É nesse ponto que a lógica epicurista subsidia sua ética quanto à recordação dos momentos de prazer. A sensação de prazer pode retornar ao presente através da memória, ou seja, é resgatada no tempo e vivenciada num momento de dor.

4. "Nada provém do nada nem se reduz ao nada."

Inspirado em Demócrito, Epicuro apresenta em sua física algumas novidades que possibilitam as mudanças que viabilizam uma ética não determinista. Ao supor que os átomos possuem apenas qualidade intrínsecas à sua forma, com peso e grandeza, e ao afirmar que essas qualidades mudam sem alterar a constituição do átomo, ele possibilita o redirecionamento da vida interior do homem sem que isto represente na perda da sua "normalidade". É no movimento contínuo dos átomos e no vácuo criado pelo espaço entre eles sem oferecer resistência que Epicuro explica o movimento encadeado dos corpos. O desvio (clinamem) dos átomos possibilita os choques. Então Epicuro quebra a rigidez da fatalidade, privilegiando o processo de liberdade que pode levar à felicidade.

5. "Uma vez pelo menos, vivi como os deuses: é o quanto basta."
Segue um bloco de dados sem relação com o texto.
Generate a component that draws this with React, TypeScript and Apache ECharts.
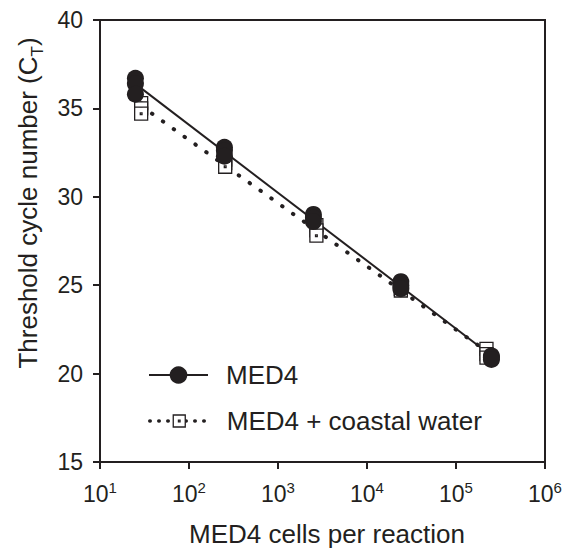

Epicuro acreditou em uma felicidade que flui de dentro do homem e, portanto, edificada a partir de um processo de libertação interior que exclui da vida o medo e a dor, causador muitas vezes pelo ritmo da sociedade atual.
Isso faz do epicurismo uma teoria atual. Vivemos presos, temos medo e sentimos dor. Estamos impossibilitados pelo tempo e pelo espaço. A vida atual nos remete a uma "morte" diária, com disse João Cabral: "de velhice antes dos trinta, de emboscada antes dos vinte, de fome um pouco por dia". Velhice causada pelos preconceitos, pelo trabalho alienado; emboscada que é própria da sociedade capitalista, que oferece todas as possibilidades e ao mesmo tempo exclui; de fome de entendimento, de aclaramento em relação ao que acontece no mundo e de fome de mudança, de transformação.
Dentro de todas estas adversidades, o epicurismo propõe a edificação da "cidade interior", onde nenhum tirano pode entrar, onde não existam limites ou imposições a não ser as ditadas pela própria razão, soberana e independente. Embora pareça uma fuga, uma acomodação, o epicurismo nos remete a uma preparação. A um movimento revolucionário onde o principal objetivo é assumir a verdadeira natureza humana, livre, autônoma e criativa. Essa revolução interior prepara uma revolução maior, onde a harmonia será uma realidade e a justiça uma possibilidade. E os homens viverão como os deuses, sábios e felizes: serenos e com um imenso prazer.